Stored records
- - -

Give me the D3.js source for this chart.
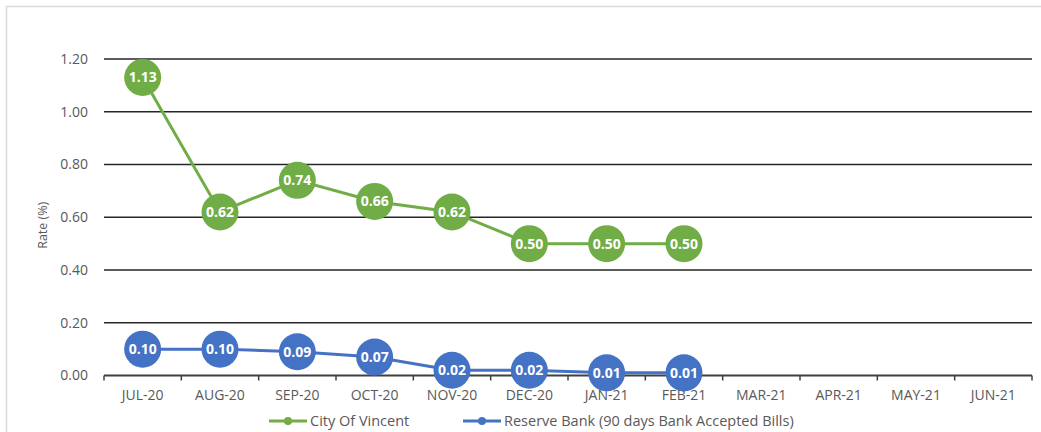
<!DOCTYPE html>
<html>
<head>
<meta charset="utf-8">
<script src="https://cdn.jsdelivr.net/npm/d3@7"></script>
<style>
  body { margin: 0; background: #fff; }
  text { font-family: "Open Sans", "Liberation Sans", Arial, sans-serif; }
</style>
</head>
<body>
<div id="chart"></div>
<script>
const months = ['JUL-20', 'AUG-20', 'SEP-20', 'OCT-20', 'NOV-20', 'DEC-20',
  'JAN-21', 'FEB-21', 'MAR-21', 'APR-21', 'MAY-21', 'JUN-21'];
const vincent = [1.13, 0.62, 0.74, 0.66, 0.62, 0.50, 0.50, 0.50];
const reserve = [0.10, 0.10, 0.09, 0.07, 0.02, 0.02, 0.01, 0.01];
const yTicks = [0, 0.2, 0.4, 0.6, 0.8, 1.0, 1.2];

const series = [
  { name: 'City Of Vincent', values: vincent, color: '#70AD47' },
  { name: 'Reserve Bank (90 days Bank Accepted Bills)', values: reserve, color: '#4472C4' }
];

const width = 1041, height = 432;
const margin = { top: 59, right: 9, bottom: 56, left: 104 };

const svg = d3.select('#chart').append('svg')
  .attr('width', width)
  .attr('height', height);

// chart border
svg.append('rect')
  .attr('x', 6.5).attr('y', 6.5)
  .attr('width', width + 10).attr('height', height + 10)
  .attr('fill', 'none')
  .attr('stroke', '#d9d9d9')
  .attr('stroke-width', 1.5);

const x = d3.scaleBand()
  .domain(months)
  .range([margin.left, width - margin.right]);

const y = d3.scaleLinear()
  .domain([0, 1.2])
  .range([height - margin.bottom - 0.5, margin.top]);

// gridlines
svg.append('g')
  .selectAll('line')
  .data(yTicks.filter(d => d > 0))
  .join('line')
  .attr('x1', margin.left)
  .attr('x2', width - margin.right)
  .attr('y1', d => y(d))
  .attr('y2', d => y(d))
  .attr('stroke', '#262626')
  .attr('stroke-width', 1.5);

// y axis labels
svg.append('g')
  .selectAll('text')
  .data(yTicks)
  .join('text')
  .attr('x', 88)
  .attr('y', d => y(d))
  .attr('dy', '0.35em')
  .attr('text-anchor', 'end')
  .attr('fill', '#595959')
  .style('font-size', '14px')
  .text(d => d3.format('.2f')(d));

svg.append('text')
  .attr('transform', `translate(47,${(y(0) + y(1.2)) / 2 + 8}) rotate(-90)`)
  .attr('text-anchor', 'middle')
  .attr('fill', '#595959')
  .style('font-size', '12.5px')
  .text('Rate (%)');

// x axis
const xAxis = svg.append('g')
  .attr('transform', `translate(0,${y(0)})`);

xAxis.append('line')
  .attr('x1', margin.left)
  .attr('x2', width - margin.right)
  .attr('stroke', '#404040')
  .attr('stroke-width', 2);

const bounds = months.map(m => x(m)).concat([width - margin.right]);
xAxis.selectAll('.tick')
  .data(bounds)
  .join('line')
  .attr('class', 'tick')
  .attr('x1', d => d).attr('x2', d => d)
  .attr('y1', 0).attr('y2', 5)
  .attr('stroke', '#404040')
  .attr('stroke-width', 1.5);

xAxis.selectAll('text')
  .data(months)
  .join('text')
  .attr('x', d => x(d) + x.bandwidth() / 2)
  .attr('y', 24)
  .attr('text-anchor', 'middle')
  .attr('fill', '#595959')
  .style('font-size', '14px')
  .text(d => d);

// series
const line = d3.line()
  .x((d, i) => x(months[i]) + x.bandwidth() / 2)
  .y(d => y(d));

series.forEach(s => {
  const g = svg.append('g');
  g.append('path')
    .datum(s.values)
    .attr('d', line)
    .attr('fill', 'none')
    .attr('stroke', s.color)
    .attr('stroke-width', 3);

  const pts = g.selectAll('g.pt')
    .data(s.values)
    .join('g')
    .attr('class', 'pt')
    .attr('transform', (d, i) => `translate(${x(months[i]) + x.bandwidth() / 2},${y(d)})`);

  pts.append('circle')
    .attr('r', 18.5)
    .attr('fill', s.color);

  pts.append('text')
    .attr('text-anchor', 'middle')
    .attr('dy', '0.35em')
    .attr('fill', '#fff')
    .style('font-size', '14px')
    .style('font-weight', 'bold')
    .text(d => d3.format('.2f')(d));
});

// legend
const legendX = [269, 463];
series.forEach((s, i) => {
  const lg = svg.append('g')
    .attr('transform', `translate(${legendX[i]},421)`);
  lg.append('line')
    .attr('x1', 0).attr('x2', 38)
    .attr('stroke', s.color)
    .attr('stroke-width', 3);
  lg.append('circle')
    .attr('cx', 19).attr('r', 4)
    .attr('fill', s.color);
  lg.append('text')
    .attr('x', 41)
    .attr('dy', '0.35em')
    .attr('fill', '#595959')
    .style('font-size', '14.5px')
    .text(s.name);
});
</script>
</body>
</html>
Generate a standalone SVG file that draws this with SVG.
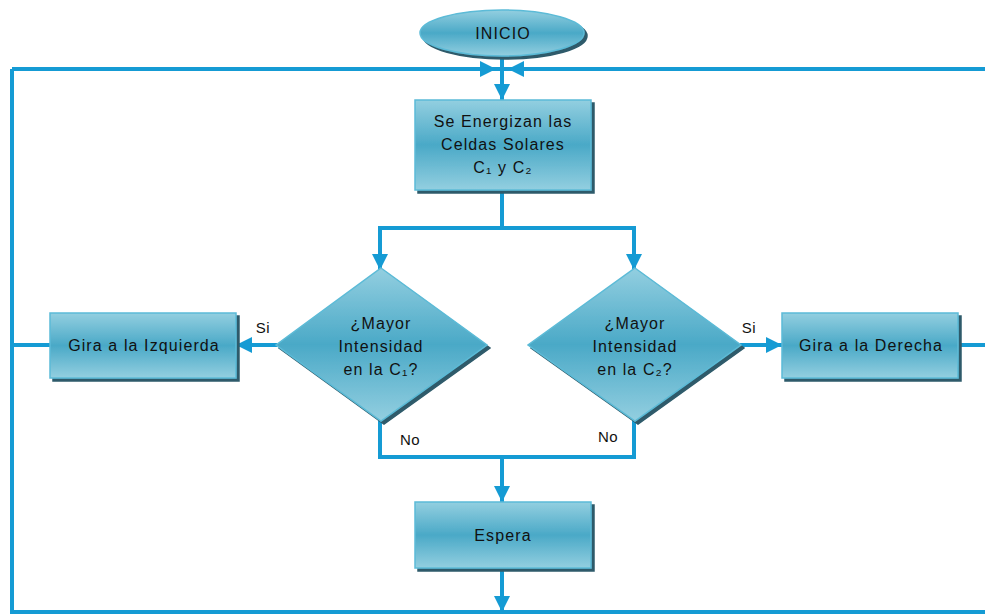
<svg xmlns="http://www.w3.org/2000/svg" width="985" height="615" viewBox="0 0 985 615">
<defs>
<linearGradient id="g" x1="0" y1="0" x2="0" y2="1">
<stop offset="0" stop-color="#93cfe0"/>
<stop offset="0.5" stop-color="#4aa9c7"/>
<stop offset="1" stop-color="#93cfe0"/>
</linearGradient>
<marker id="ah" viewBox="0 0 10 10" refX="10" refY="5" markerWidth="4" markerHeight="4" orient="auto" markerUnits="strokeWidth">
<path d="M0,0 L10,5 L0,10 z" fill="#159bd4"/>
</marker>
<filter id="sh" x="-10%" y="-10%" width="130%" height="130%">
<feOffset dx="3" dy="3" in="SourceAlpha" result="o"/>
<feFlood flood-color="#2d5a6a"/>
<feComposite in2="o" operator="in"/>
<feMerge><feMergeNode/><feMergeNode in="SourceGraphic"/></feMerge>
</filter>
</defs>
<style>
.n{fill:url(#g);stroke:#5cbbd7;stroke-width:1.5;filter:url(#sh)}
.c{fill:none;stroke:#159bd4;stroke-width:4}
.a{marker-end:url(#ah)}
text{font-family:"Liberation Sans",Arial,sans-serif;font-size:16px;letter-spacing:1.1px;fill:#111;text-anchor:middle}
.l{font-size:15px;letter-spacing:0.5px}
</style>
<rect width="985" height="615" fill="#fff"/>
<g id="connectors">
<path class="c" d="M12,69 H985 M12,69 V612 H985 M12,345 H50"/>
<path class="c a" d="M12,69 H496"/>
<path class="c a" d="M985,69 H508"/>
<path class="c a" d="M502,56 V100"/>
<path class="c" d="M502,190 V228 M380,228 H634"/>
<path class="c a" d="M380,226 V270"/>
<path class="c a" d="M634,226 V270"/>
<path class="c a" d="M277,345 H236"/>
<path class="c a" d="M740,345 H782"/>
<path class="c" d="M958,345 H985"/>
<path class="c" d="M380,420 V457 H634 V420"/>
<path class="c a" d="M502,455 V502"/>
<path class="c a" d="M502,568 V612"/>
<text class="l" x="263" y="333">Si</text>
<text class="l" x="749" y="333">Si</text>
<text class="l" x="410" y="445">No</text>
<text class="l" x="608" y="442">No</text>
</g>
<g id="inicio">
<ellipse class="n" cx="502" cy="33" rx="82" ry="23"/>
<text x="503" y="39">INICIO</text>
</g>
<g id="energizan">
<rect class="n" x="415" y="100" width="176" height="90"/>
<text x="503" y="127">Se Energizan las</text>
<text x="503" y="150">Celdas Solares</text>
<text x="503" y="173">C₁ y C₂</text>
</g>
<g id="decision1">
<polygon class="n" points="381,268 487,345 381,421 276,345"/>
<text x="381" y="329">¿Mayor</text>
<text x="381" y="352">Intensidad</text>
<text x="381" y="375">en la C₁?</text>
</g>
<g id="decision2">
<polygon class="n" points="635,268 741,345 635,421 528,345"/>
<text x="635" y="329">¿Mayor</text>
<text x="635" y="352">Intensidad</text>
<text x="635" y="375">en la C₂?</text>
</g>
<g id="izquierda">
<rect class="n" x="50" y="313" width="186" height="65"/>
<text x="144" y="351">Gira a la Izquierda</text>
</g>
<g id="derecha">
<rect class="n" x="782" y="313" width="176" height="65"/>
<text x="871" y="351">Gira a la Derecha</text>
</g>
<g id="espera">
<rect class="n" x="415" y="502" width="176" height="66"/>
<text x="503" y="541">Espera</text>
</g>
</svg>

- - -

**Exercise requirements:** Leave out the pictures and restate, word for word, the lines from the top of the data through the line containing "const yTicks = [0, 0.2, 0.4, 0.6, 0.8, 1.0, 1.2];", both included.

**Correct answer:**
Give me the D3.js source for this chart.
<!DOCTYPE html>
<html>
<head>
<meta charset="utf-8">
<script src="https://cdn.jsdelivr.net/npm/d3@7"></script>
<style>
  body { margin: 0; background: #fff; }
  text { font-family: "Open Sans", "Liberation Sans", Arial, sans-serif; }
</style>
</head>
<body>
<div id="chart"></div>
<script>
const months = ['JUL-20', 'AUG-20', 'SEP-20', 'OCT-20', 'NOV-20', 'DEC-20',
  'JAN-21', 'FEB-21', 'MAR-21', 'APR-21', 'MAY-21', 'JUN-21'];
const vincent = [1.13, 0.62, 0.74, 0.66, 0.62, 0.50, 0.50, 0.50];
const reserve = [0.10, 0.10, 0.09, 0.07, 0.02, 0.02, 0.01, 0.01];
const yTicks = [0, 0.2, 0.4, 0.6, 0.8, 1.0, 1.2];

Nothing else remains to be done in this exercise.